NÃO HÁ SANTOS nesse episódio do confronto entre a Geórgia e a Rússia. O Cáucaso, onde se encontra a República da Geórgia, é uma colcha de retalhos de etnias, e suas altas montanhas sempre serviram de fronteira natural entre impérios rivais que convergiam naquele canto do mundo, como a Pérsia, os otomanos e a Rússia. Ali, o argumento da força sempre foi mais ouvido do que os apelos de paz, e a história eslava é uma sucessão de relatos sangrentos, como mostra Hélène Carrère d’Encausse no seu famoso livro sobre o sangue na história da Rússia.
Repete-se o destino na Geórgia de hoje. Enquanto procura controlar a Ossétia do Sul e a Abkházia, duas regiões que são formalmente parte de seu território, mas que nada têm em comum com a etnia georgiana, o país vive à sombra do gigante russo e vai se equilibrando entre a realidade de pertencer à esfera de influência de Moscou e a aspiração de se unir ao Ocidente moderno e livre.
Independente desde 1991, a Geórgia aproveitou a abertura dos Jogos Olímpicos de Pequim para tentar retomar pela força a Ossétia do Sul. Talvez tenha caído numa armadilha da Rússia, que protege os sul-ossetas e abcásios, estava concentrando tropas do seu lado da fronteira e, semanas antes do início do conflito, já atacava sítios georgianos na internet _a chamada ‘cyberwar’.
O fato é que a aposta do presidente Mikheil Saakashvili saiu pela culatra: os russos reagiram pela via militar, retomaram a Ossétia do Sul e invadiram a Geórgia, numa clássica aplicação prática do provérbio ‘quem com ferro fere, com ferro será ferido’, ou conferido.

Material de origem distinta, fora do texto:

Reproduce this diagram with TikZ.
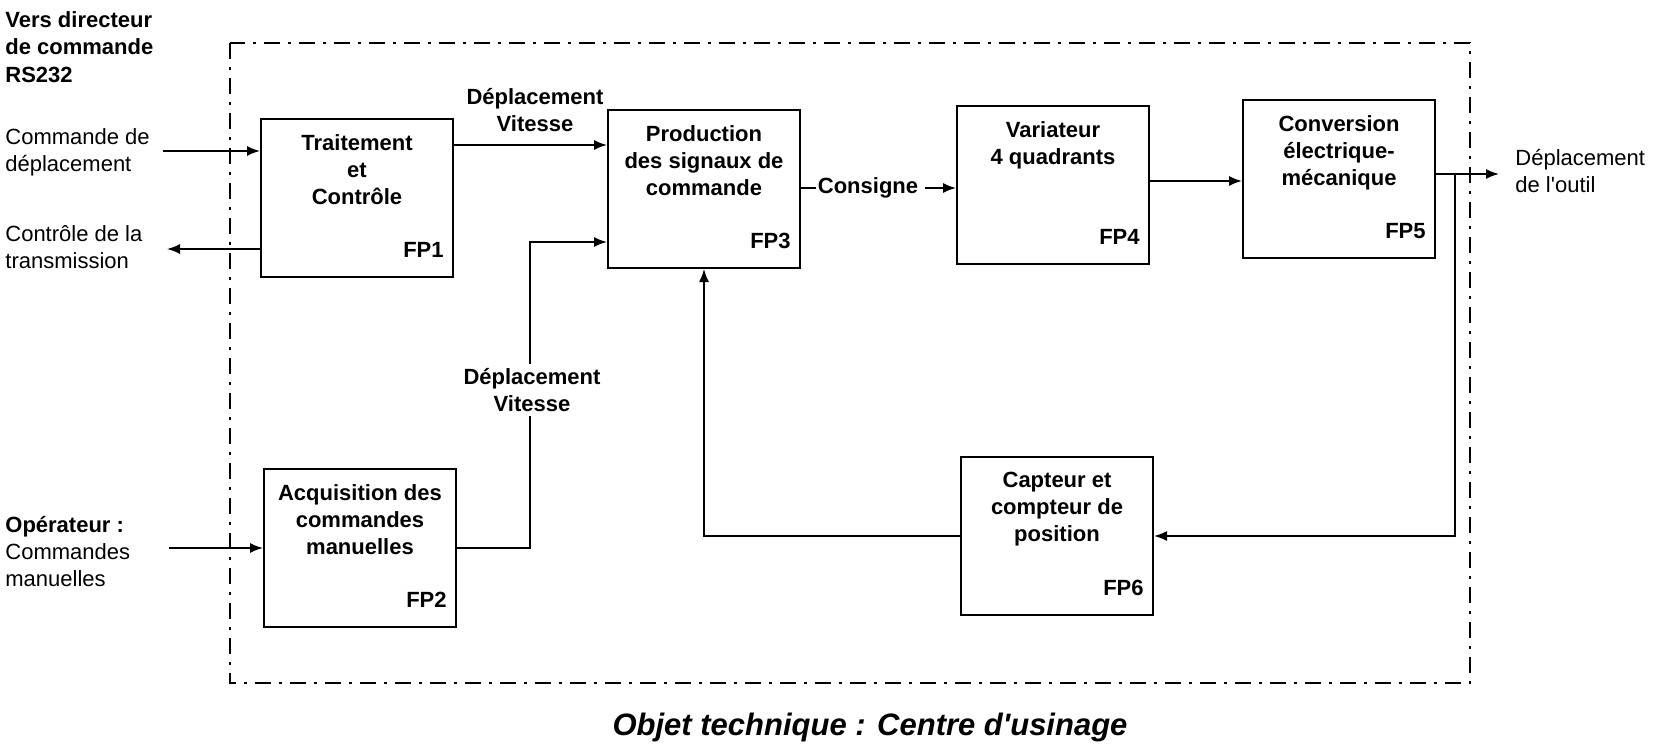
\documentclass[tikz,border=0pt]{standalone}
\usepackage{fontspec}
\setmainfont{Liberation Sans}
\usetikzlibrary{arrows.meta,positioning}
\begin{document}
\begin{tikzpicture}[x=0.5pt,y=-0.5pt,
  fbox/.style={draw,line width=1pt,minimum width=96pt,minimum height=79pt,inner sep=0pt},
  btext/.style={font=\fontsize{11}{13.5}\selectfont\bfseries,align=center,inner sep=0pt},
  fplabel/.style={font=\fontsize{11}{13}\selectfont\bfseries,inner sep=0pt,anchor=south east},
  lbl/.style={font=\fontsize{11}{13.5}\selectfont,align=left,inner sep=0pt},
  conn/.style={line width=0.8pt},
  arr/.style={conn,-{Latex[length=6.5pt,width=5pt]}},
  frame/.style={line width=0.8pt,dash pattern=on 8pt off 4pt on 1.5pt off 4pt}]

\useasboundingbox (0,0) rectangle (1653,754);

% frame
\draw[frame] (230,43) rectangle (1470,683);

% boxes
\node[fbox] (fp1) at (357,198) {};
\node[fbox] (fp3) at (704,189) {};
\node[fbox] (fp4) at (1053,185) {};
\node[fbox] (fp5) at (1339,179) {};
\node[fbox] (fp2) at (360,548) {};
\node[fbox] (fp6) at (1057,536) {};

% box texts
\node[btext,below=8pt of fp1.north] (t1) {Traitement\\et\\Contrôle};
\node[btext,below=8pt of fp3.north] (t3) {Production\\des signaux de\\commande};
\node[btext,below=8pt of fp4.north] (t4) {Variateur\\4 quadrants};
\node[btext,below=8pt of fp5.north] (t5) {Conversion\\électrique-\\mécanique};
\node[btext,below=8pt of fp2.north] (t2) {Acquisition des\\commandes\\manuelles};
\node[btext,below=8pt of fp6.north] (t6) {Capteur et\\compteur de\\position};

\node[fplabel] (l1) at ([xshift=-5pt,yshift=10pt]fp1.south east) {FP1};
\node[fplabel] (l3) at ([xshift=-5pt,yshift=10pt]fp3.south east) {FP3};
\node[fplabel] (l4) at ([xshift=-5pt,yshift=10pt]fp4.south east) {FP4};
\node[fplabel] (l5) at ([xshift=-5pt,yshift=10pt]fp5.south east) {FP5};
\node[fplabel] (l2) at ([xshift=-5pt,yshift=10pt]fp2.south east) {FP2};
\node[fplabel] (l6) at ([xshift=-5pt,yshift=10pt]fp6.south east) {FP6};

% coordinates
\coordinate (cmdin) at (163,151);
\coordinate (ctrlout) at (167,249);
\coordinate (y13) at (0,145);
\coordinate (v1) at (530,242);
\coordinate (y45) at (0,181);
\coordinate (out) at (1499,174);
\coordinate (br) at (1455,174);
\coordinate (opin) at (169,548);

% connectors
\draw[arr] (cmdin) -- (cmdin -| fp1.west);
\draw[arr] (fp1.west |- ctrlout) -- (ctrlout);
\draw[arr] (fp1.east |- y13) -- (fp3.west |- y13);
\draw[arr] (fp2.east) -| (v1) -- (fp3.west |- v1);
\node[btext,fill=white,inner sep=2pt] (dv2) at (532,390) {Déplacement\\Vitesse};
\node[btext,font=\fontsize{11}{13}\selectfont\bfseries,inner sep=1pt] (cons) at (868,188) {Consigne};
\draw[conn] (fp3.east |- cons) -- (cons.west);
\draw[arr] ([xshift=2pt]cons.east) -- (fp4.west |- cons);
\draw[arr] (fp4.east |- y45) -- (fp5.west |- y45);
\draw[arr] (fp5.east |- out) -- (out);
\draw[arr] (br) |- (fp6.east);
\draw[arr] (fp6.west) -| (fp3.south);
\draw[arr] (opin) -- (fp2.west);

% outside labels
\node[lbl,anchor=west,font=\fontsize{11}{13.75}\selectfont\bfseries] (vers) at (5,47) {Vers directeur\\de commande\\RS232};
\node[lbl,anchor=west] (cmd) at (5,152) {Commande de\\déplacement};
\node[lbl,anchor=west] (ctrl) at (5,247) {Contrôle de la\\transmission};
\node[lbl,anchor=west] (op) at (5,552) {\textbf{Opérateur :}\\Commandes\\manuelles};
\node[lbl,anchor=west] (dep) at (1515,171) {Déplacement\\de l\textquotesingle outil};
\node[btext] (dv1) at (535,110) {Déplacement\\Vitesse};

% caption
\node[font=\fontsize{15.5}{18}\selectfont\bfseries\itshape,inner sep=0pt] (cap) at (870,727) {Objet technique : Centre d\textquotesingle usinage};
\end{tikzpicture}
\end{document}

Os dois lados alegam que o outro cometeu atos de violência contra civis, inclusive de limpeza étnica. Milhares de refugiados e centenas de feridos sobrecarregam os serviços de emergência da região.
O mais preocupante de tudo não é saber de quem é a culpa. Uma Rússia inebriada pela sua recuperação econômica e política, movida aos preços altos do petróleo, considera a região como uma varanda sua e não está disposta a ver antigos satélites cooptados pelo Ocidente. Os Estados Unidos, desde a independência da Geórgia, utilizam este país para cutucar os russos, chegando a patrocinar a sua entrada na Otan, coisa que não aconteceu graças a cabeças européias mais ponderadas que a de Bush. A ocupação da Geórgia é uma mensagem do Kremlin típica da Guerra Fria, quando as superpotências se comunicavam por meio de dentes arreganhados.
E, para confirmar as ironias da história, Stálin nasceu na Geórgia. Para os que achavam que a história havia acabado, ela manda dizer que vai muito bem, obrigado.
Graças a Deus, há quem corra para apagar o fogo.